-- START EXTRACTED ENTRIES --

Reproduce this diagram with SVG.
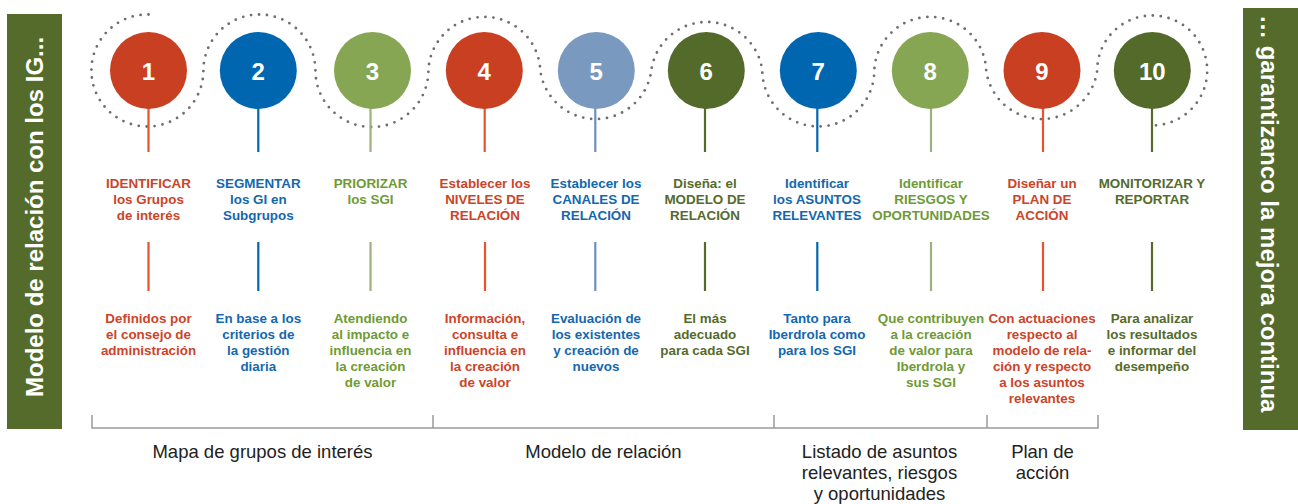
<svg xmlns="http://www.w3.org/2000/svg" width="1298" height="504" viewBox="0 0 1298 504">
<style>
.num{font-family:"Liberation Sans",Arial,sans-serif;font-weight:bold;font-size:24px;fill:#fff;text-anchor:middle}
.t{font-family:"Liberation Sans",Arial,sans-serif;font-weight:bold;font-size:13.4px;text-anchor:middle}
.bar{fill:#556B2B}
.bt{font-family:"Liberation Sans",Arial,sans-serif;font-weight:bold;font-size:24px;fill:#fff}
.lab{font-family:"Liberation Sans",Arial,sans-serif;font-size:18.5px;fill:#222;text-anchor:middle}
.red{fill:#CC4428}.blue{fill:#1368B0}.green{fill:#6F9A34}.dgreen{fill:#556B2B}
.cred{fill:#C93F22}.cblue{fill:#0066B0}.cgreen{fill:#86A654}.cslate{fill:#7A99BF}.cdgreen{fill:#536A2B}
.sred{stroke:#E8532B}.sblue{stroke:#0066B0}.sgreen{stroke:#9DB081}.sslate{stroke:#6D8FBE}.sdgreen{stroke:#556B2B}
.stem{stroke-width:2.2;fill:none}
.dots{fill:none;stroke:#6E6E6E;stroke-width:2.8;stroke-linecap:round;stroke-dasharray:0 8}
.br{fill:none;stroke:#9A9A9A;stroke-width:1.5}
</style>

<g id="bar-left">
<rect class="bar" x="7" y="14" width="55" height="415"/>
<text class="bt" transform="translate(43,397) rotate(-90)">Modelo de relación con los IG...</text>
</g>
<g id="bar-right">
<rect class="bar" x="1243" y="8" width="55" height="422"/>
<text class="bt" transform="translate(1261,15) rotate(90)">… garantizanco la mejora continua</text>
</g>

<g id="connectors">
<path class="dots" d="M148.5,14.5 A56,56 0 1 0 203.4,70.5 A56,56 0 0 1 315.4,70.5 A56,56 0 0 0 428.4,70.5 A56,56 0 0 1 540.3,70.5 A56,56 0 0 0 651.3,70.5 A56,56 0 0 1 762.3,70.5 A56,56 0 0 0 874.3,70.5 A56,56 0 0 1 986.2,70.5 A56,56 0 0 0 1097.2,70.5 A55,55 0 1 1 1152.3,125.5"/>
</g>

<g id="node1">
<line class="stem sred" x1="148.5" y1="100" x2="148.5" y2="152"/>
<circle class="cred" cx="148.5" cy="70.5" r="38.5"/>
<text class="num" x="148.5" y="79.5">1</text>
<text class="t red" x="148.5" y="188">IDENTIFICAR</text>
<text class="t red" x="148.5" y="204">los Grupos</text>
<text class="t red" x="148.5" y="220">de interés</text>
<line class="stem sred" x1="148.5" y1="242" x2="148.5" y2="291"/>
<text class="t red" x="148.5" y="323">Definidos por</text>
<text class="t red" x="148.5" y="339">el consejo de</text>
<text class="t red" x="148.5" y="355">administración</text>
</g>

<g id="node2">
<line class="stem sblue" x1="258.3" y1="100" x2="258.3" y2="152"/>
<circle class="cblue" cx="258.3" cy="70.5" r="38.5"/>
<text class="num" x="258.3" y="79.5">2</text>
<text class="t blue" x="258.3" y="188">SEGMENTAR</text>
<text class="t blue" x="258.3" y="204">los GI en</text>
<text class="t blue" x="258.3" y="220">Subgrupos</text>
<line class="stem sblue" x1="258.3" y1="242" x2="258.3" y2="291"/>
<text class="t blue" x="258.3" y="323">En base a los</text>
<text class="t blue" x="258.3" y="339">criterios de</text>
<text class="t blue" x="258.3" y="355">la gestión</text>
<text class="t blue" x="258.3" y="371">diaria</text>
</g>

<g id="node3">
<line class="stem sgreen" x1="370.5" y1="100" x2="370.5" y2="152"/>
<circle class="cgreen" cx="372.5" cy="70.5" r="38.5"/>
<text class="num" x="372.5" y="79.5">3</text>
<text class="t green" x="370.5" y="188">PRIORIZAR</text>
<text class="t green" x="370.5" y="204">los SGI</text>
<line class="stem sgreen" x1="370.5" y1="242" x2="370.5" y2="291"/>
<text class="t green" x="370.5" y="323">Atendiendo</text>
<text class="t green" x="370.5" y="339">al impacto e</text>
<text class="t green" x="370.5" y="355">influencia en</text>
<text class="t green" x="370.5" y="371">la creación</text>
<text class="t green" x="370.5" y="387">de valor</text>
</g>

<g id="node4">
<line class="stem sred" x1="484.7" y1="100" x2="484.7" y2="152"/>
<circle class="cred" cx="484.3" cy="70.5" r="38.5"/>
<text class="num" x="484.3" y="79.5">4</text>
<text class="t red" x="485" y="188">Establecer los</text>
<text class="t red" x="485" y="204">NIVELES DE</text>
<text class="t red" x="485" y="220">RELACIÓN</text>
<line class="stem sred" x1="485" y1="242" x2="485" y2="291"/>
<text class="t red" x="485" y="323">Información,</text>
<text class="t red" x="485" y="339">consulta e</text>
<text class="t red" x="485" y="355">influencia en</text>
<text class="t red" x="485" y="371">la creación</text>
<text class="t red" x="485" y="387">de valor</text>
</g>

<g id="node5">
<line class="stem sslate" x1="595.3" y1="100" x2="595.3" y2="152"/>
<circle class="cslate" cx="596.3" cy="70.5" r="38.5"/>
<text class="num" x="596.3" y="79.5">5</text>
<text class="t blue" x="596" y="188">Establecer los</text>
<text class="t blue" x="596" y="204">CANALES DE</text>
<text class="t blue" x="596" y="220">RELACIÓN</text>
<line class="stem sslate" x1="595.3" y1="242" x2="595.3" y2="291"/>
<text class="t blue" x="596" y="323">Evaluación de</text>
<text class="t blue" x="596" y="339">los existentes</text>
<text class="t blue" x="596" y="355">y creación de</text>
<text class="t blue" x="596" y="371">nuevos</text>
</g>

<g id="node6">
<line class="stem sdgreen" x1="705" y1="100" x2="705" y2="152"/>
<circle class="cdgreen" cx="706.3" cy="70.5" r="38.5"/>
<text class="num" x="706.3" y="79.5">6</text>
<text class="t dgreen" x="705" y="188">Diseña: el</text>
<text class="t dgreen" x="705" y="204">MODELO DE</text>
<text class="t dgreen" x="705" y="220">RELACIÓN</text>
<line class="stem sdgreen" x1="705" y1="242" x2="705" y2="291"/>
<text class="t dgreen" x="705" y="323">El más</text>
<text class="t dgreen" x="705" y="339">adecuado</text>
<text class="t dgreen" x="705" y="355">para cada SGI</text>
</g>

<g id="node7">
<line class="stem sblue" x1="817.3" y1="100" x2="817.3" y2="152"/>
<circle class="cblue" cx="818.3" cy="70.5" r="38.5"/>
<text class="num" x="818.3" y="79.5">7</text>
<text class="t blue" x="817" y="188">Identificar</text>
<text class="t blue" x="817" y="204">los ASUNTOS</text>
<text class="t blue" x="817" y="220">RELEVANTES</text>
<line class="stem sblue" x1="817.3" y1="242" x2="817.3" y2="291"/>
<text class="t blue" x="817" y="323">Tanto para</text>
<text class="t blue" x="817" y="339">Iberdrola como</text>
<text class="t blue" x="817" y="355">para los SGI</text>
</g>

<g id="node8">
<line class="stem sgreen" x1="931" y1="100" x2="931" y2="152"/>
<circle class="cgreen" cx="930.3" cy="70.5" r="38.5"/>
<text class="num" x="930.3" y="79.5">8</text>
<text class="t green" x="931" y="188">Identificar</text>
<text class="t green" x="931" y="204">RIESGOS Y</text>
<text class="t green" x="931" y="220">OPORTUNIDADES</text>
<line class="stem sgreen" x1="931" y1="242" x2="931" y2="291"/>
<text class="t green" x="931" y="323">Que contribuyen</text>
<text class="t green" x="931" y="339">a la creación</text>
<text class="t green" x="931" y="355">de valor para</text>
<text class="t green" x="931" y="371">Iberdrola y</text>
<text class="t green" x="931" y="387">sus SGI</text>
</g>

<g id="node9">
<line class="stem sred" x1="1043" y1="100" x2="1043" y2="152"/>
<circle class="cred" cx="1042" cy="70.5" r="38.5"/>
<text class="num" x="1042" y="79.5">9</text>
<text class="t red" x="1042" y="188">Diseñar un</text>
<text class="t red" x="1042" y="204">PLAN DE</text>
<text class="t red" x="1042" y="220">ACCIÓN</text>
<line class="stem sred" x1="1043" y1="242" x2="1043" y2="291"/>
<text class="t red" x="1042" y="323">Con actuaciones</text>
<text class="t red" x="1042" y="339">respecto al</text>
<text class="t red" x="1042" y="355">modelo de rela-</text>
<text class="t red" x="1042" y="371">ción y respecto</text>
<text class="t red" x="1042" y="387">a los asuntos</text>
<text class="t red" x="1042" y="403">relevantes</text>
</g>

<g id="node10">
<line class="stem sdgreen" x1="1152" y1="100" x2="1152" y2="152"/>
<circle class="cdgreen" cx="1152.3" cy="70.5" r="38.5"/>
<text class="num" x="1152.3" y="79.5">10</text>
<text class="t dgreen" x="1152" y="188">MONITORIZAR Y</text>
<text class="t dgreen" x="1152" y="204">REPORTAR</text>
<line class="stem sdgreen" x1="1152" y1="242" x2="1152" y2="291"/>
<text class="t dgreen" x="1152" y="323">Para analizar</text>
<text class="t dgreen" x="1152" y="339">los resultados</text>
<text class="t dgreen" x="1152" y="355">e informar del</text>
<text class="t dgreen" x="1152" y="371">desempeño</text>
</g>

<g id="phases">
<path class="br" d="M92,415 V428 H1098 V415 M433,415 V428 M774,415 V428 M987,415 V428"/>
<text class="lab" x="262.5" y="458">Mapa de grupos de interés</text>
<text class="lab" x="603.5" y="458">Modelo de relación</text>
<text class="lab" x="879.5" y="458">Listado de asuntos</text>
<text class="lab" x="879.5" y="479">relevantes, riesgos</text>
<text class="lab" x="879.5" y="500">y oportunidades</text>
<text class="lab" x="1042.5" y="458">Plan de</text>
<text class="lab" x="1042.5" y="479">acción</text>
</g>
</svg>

-- END EXTRACTED ENTRIES --
-- START EXTRACTED ENTRIES --

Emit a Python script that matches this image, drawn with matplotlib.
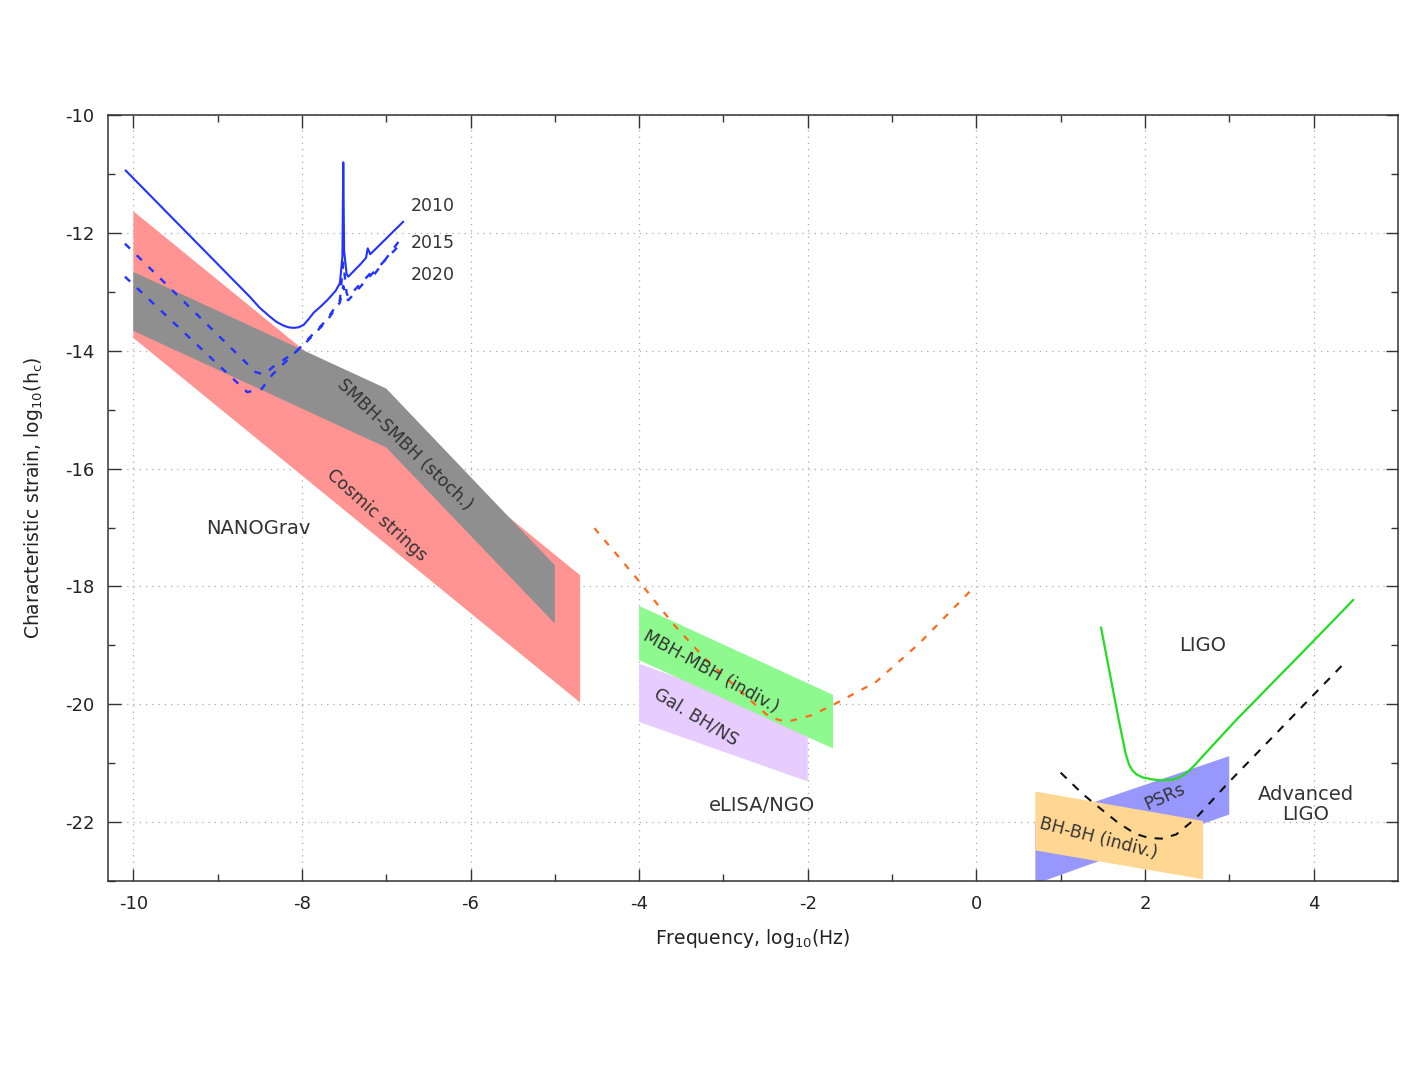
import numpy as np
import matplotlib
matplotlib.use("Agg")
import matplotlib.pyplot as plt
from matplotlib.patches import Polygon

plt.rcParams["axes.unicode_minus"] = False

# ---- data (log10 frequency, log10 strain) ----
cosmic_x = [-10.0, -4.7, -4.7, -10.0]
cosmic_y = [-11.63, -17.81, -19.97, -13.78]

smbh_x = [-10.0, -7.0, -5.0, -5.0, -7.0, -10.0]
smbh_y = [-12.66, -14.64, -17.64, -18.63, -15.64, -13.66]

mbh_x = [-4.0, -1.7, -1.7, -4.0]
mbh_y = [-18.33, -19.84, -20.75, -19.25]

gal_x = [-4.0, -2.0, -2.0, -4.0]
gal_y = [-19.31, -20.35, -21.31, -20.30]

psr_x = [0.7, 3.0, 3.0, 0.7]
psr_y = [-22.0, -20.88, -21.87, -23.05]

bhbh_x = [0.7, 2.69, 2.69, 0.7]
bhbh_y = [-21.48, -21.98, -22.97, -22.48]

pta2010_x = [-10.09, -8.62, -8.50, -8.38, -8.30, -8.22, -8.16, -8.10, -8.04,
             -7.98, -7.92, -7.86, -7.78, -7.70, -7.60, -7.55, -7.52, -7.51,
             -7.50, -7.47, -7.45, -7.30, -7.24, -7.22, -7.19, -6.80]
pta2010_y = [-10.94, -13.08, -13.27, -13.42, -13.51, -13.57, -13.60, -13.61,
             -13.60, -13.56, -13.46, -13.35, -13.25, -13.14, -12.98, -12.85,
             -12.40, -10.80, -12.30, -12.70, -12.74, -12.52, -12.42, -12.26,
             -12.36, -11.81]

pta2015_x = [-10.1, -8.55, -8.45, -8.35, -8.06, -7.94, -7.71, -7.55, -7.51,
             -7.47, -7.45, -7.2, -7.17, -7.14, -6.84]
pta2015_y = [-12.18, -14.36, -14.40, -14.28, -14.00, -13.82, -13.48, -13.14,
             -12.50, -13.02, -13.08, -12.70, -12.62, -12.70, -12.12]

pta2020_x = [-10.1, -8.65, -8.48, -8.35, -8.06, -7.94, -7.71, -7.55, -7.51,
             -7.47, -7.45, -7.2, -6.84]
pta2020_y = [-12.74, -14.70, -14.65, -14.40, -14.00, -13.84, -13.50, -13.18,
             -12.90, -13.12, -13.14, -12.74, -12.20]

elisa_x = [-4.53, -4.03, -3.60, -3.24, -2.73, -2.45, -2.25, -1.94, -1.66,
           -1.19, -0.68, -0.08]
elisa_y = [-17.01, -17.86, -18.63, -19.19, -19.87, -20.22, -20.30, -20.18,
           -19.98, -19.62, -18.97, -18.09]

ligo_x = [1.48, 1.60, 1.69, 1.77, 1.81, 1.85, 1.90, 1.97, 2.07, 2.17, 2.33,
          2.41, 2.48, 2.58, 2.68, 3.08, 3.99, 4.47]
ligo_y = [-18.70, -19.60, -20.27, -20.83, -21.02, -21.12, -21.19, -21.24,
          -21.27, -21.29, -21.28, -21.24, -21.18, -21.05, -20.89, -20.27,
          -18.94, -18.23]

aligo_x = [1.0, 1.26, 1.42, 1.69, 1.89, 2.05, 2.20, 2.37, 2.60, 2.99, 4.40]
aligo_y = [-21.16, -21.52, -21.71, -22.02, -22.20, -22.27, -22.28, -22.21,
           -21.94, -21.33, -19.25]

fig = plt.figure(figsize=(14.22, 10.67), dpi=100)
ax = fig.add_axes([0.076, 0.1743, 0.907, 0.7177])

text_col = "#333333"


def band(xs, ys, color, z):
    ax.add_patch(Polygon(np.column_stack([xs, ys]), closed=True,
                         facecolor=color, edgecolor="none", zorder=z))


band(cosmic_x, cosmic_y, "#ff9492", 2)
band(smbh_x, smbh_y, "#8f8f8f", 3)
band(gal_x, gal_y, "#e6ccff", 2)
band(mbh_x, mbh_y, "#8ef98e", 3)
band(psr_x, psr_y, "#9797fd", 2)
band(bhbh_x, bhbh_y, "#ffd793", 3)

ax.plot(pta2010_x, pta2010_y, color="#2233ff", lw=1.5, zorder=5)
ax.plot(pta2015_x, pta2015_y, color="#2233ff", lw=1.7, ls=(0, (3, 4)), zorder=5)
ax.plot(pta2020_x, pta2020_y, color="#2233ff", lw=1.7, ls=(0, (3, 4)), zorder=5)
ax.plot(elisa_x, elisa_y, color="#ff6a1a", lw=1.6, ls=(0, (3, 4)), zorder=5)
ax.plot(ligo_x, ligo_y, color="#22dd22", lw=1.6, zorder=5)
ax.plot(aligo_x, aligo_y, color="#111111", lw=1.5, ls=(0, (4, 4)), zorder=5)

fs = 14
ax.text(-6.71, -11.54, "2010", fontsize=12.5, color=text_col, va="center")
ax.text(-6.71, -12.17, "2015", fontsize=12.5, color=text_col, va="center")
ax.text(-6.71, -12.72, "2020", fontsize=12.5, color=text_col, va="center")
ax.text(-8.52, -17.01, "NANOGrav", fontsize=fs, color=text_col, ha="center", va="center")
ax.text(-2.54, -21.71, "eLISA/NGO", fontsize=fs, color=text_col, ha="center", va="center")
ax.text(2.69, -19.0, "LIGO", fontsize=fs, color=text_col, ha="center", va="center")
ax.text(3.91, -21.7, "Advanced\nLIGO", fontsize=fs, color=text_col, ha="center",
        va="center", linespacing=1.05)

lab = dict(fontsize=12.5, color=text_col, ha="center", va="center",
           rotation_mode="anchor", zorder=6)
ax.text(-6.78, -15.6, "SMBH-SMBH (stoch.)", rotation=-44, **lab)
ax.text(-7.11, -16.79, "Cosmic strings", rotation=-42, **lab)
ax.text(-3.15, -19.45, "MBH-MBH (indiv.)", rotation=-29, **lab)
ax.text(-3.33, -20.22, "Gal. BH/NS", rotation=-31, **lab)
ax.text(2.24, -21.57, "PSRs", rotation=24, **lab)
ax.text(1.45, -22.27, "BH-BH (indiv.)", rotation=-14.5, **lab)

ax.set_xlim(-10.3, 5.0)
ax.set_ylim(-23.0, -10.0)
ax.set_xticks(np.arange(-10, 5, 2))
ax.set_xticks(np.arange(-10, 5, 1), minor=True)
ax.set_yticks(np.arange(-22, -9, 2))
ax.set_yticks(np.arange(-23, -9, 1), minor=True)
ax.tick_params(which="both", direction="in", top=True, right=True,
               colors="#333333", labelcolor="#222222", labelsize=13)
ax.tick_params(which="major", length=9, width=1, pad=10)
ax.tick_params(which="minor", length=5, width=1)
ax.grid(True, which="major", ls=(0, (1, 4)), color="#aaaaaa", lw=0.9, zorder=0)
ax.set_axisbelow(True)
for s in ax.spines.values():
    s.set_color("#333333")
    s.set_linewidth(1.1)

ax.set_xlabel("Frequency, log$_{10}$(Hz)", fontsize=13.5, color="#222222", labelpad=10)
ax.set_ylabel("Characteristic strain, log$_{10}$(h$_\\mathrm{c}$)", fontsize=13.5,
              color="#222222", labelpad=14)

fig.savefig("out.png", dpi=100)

-- END EXTRACTED ENTRIES --

**TASK OBJECTIVE**
Gather up every line in the data above that contains the word "with", copying each one.

**EXERCISE ANSWER**
Reproduce this diagram with SVG.
Emit a Python script that matches this image, drawn with matplotlib.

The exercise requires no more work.